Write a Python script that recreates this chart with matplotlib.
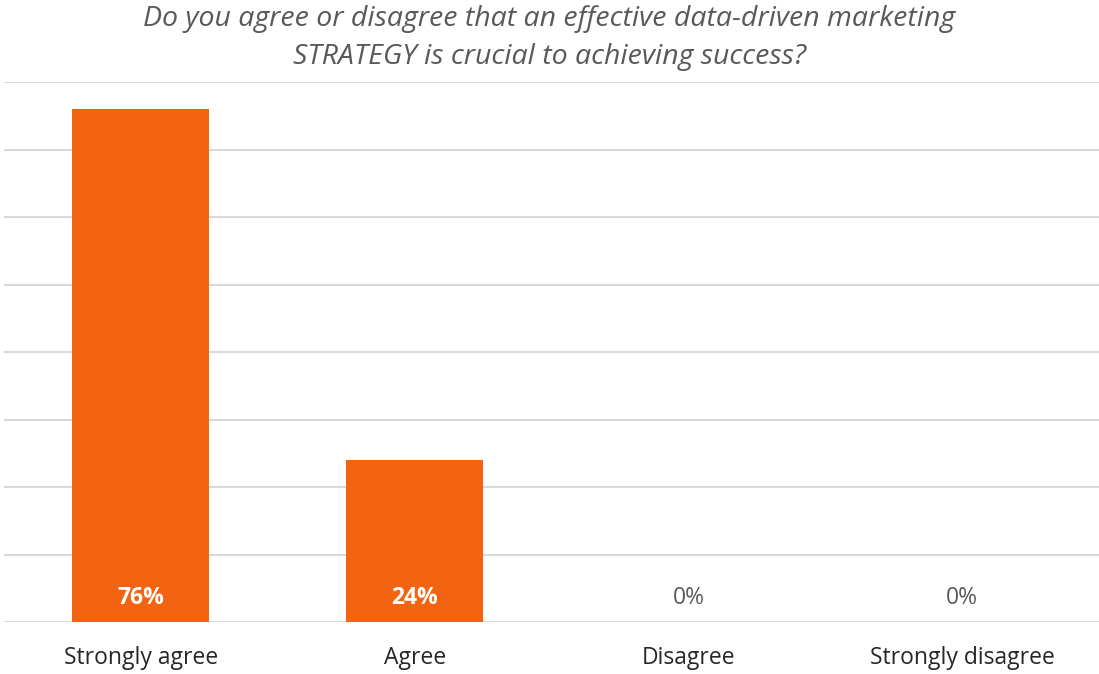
import matplotlib
matplotlib.use("Agg")
import matplotlib.pyplot as plt

categories = ["Strongly agree", "Agree", "Disagree", "Strongly disagree"]
values = [76, 24, 0, 0]
labels = ["76%", "24%", "0%", "0%"]
title = ("Do you agree or disagree that an effective data-driven marketing\n"
         "STRATEGY is crucial to achieving success?")

orange = "#F26411"

fig = plt.figure(figsize=(10.99, 6.74), dpi=100)
ax = fig.add_axes([4 / 1099, 52 / 674, 1 - 4 / 1099, 540 / 674])

x = range(len(categories))
ax.bar(x, values, width=0.5, color=orange, zorder=3)

ax.set_xlim(-0.5, 3.5)
ax.set_ylim(0, 80)
ax.set_yticks(range(0, 81, 10))
ax.yaxis.grid(True, color="#D9D9D9", linewidth=1.5, zorder=0)
ax.tick_params(axis="y", left=False, labelleft=False)
ax.tick_params(axis="x", bottom=False, pad=14)
ax.set_xticks(list(x))
ax.set_xticklabels(categories, fontsize=16.5, color="#262626", family="Open Sans")
for s in ax.spines.values():
    s.set_visible(False)

for i, (v, lab) in enumerate(zip(values, labels)):
    if v > 0:
        ax.text(i, 3.6, lab, ha="center", va="center", color="white",
                fontsize=16.5, fontweight="bold", family="Open Sans", zorder=4)
    else:
        ax.text(i, 3.6, lab, ha="center", va="center", color="#595959",
                fontsize=16.5, family="Open Sans", zorder=4)

fig.text(0.5, 1 - 38 / 674, title, ha="center", va="center", fontsize=20.5,
         style="italic", color="#595959", family="Open Sans", linespacing=1.5)

fig.savefig("out.png", dpi=100)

What you need to do:
From the material above, copy everything exactly but the pictures.

Written reply:
Write a Python script that recreates this chart with matplotlib.
import matplotlib
matplotlib.use("Agg")
import matplotlib.pyplot as plt

categories = ["Strongly agree", "Agree", "Disagree", "Strongly disagree"]
values = [76, 24, 0, 0]
labels = ["76%", "24%", "0%", "0%"]
title = ("Do you agree or disagree that an effective data-driven marketing\n"
         "STRATEGY is crucial to achieving success?")

orange = "#F26411"

fig = plt.figure(figsize=(10.99, 6.74), dpi=100)
ax = fig.add_axes([4 / 1099, 52 / 674, 1 - 4 / 1099, 540 / 674])

x = range(len(categories))
ax.bar(x, values, width=0.5, color=orange, zorder=3)

ax.set_xlim(-0.5, 3.5)
ax.set_ylim(0, 80)
ax.set_yticks(range(0, 81, 10))
ax.yaxis.grid(True, color="#D9D9D9", linewidth=1.5, zorder=0)
ax.tick_params(axis="y", left=False, labelleft=False)
ax.tick_params(axis="x", bottom=False, pad=14)
ax.set_xticks(list(x))
ax.set_xticklabels(categories, fontsize=16.5, color="#262626", family="Open Sans")
for s in ax.spines.values():
    s.set_visible(False)

for i, (v, lab) in enumerate(zip(values, labels)):
    if v > 0:
        ax.text(i, 3.6, lab, ha="center", va="center", color="white",
                fontsize=16.5, fontweight="bold", family="Open Sans", zorder=4)
    else:
        ax.text(i, 3.6, lab, ha="center", va="center", color="#595959",
                fontsize=16.5, family="Open Sans", zorder=4)

fig.text(0.5, 1 - 38 / 674, title, ha="center", va="center", fontsize=20.5,
         style="italic", color="#595959", family="Open Sans", linespacing=1.5)

fig.savefig("out.png", dpi=100)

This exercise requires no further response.